An in-depth review of PPARγ modulators as anti-diabetes therapeutics.

Abstract

Drug metabolism and pharmacokinetics (DMPK) plays a crucial role in optimizing peroxisome proliferator-activated receptor gamma (PPARγ) modulators by influencing metabolism, therapeutic efficacy, and safety. Rosiglitazone is primarily metabolized by cytochrome 2C8 (CYP2C8) and CYP2C9, with the CYP2C83 polymorphism increasing clearance, reducing efficacy, and altering fluid retention. Troglitazone metabolism via CYP3A4 and CYP2C8 generates a reactive quinone metabolite, depleting glutathione (GSH), elevating mitochondrial oxidative stress, and inducing hepatotoxicity. Glitazones also undergo GSH conjugation through open-ring formation, influencing detoxification and toxicity. Inflammation downregulates CYP enzymes and transporters, altering drug clearance and increasing drug-drug interaction (DDI) risks. Ketoconazole and troleandomycin inhibit rosiglitazone metabolism by 52% and 40%, respectively, while pioglitazone inhibits CYP2C8-mediated arachidonic acid metabolism, impairing renal function. Gemfibrozil further increases pioglitazone's area under the curve (AUC) threefold by inhibiting CYP2C8. Additionally, rosiglitazone modulates OATP1B1, enhancing pravastatin uptake at low concentrations but inhibiting it at higher levels, affecting plasma levels. Troglitazone inhibits organic anion-transporting polypeptide 1B1 (OATP1B1) mediated rosuvastatin uptake, reducing hepatic delivery and efficacy, necessitating strategic drug combinations.
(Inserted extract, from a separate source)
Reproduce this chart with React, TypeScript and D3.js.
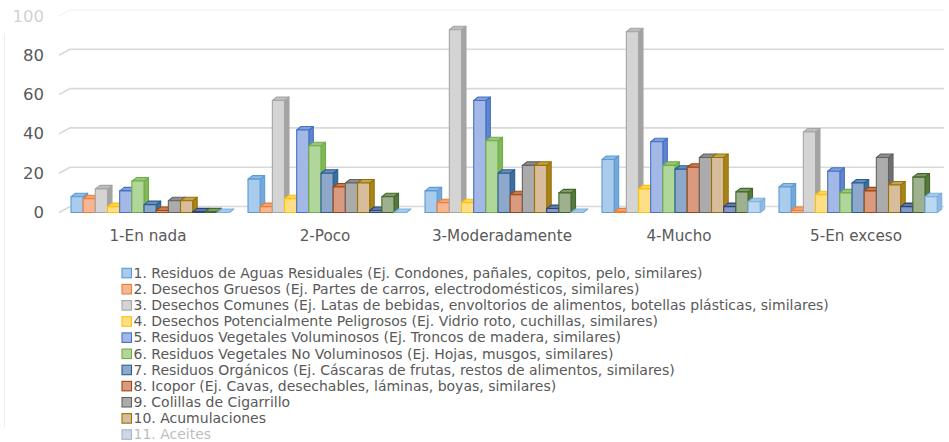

Furthermore, new PPARγ modulators are being developed via selective and partial activation to mitigate toxicity, incorporating non-thiazolidinedione scaffolds and optimizing DMPK properties through nanocarriers such as lipid-based nanoparticles. A deeper understanding of these factors is essential for designing next-generation PPARγ-targeted therapeutics, ensuring improved efficacy, reduced toxicity, and enhanced suitability for personalized medicine.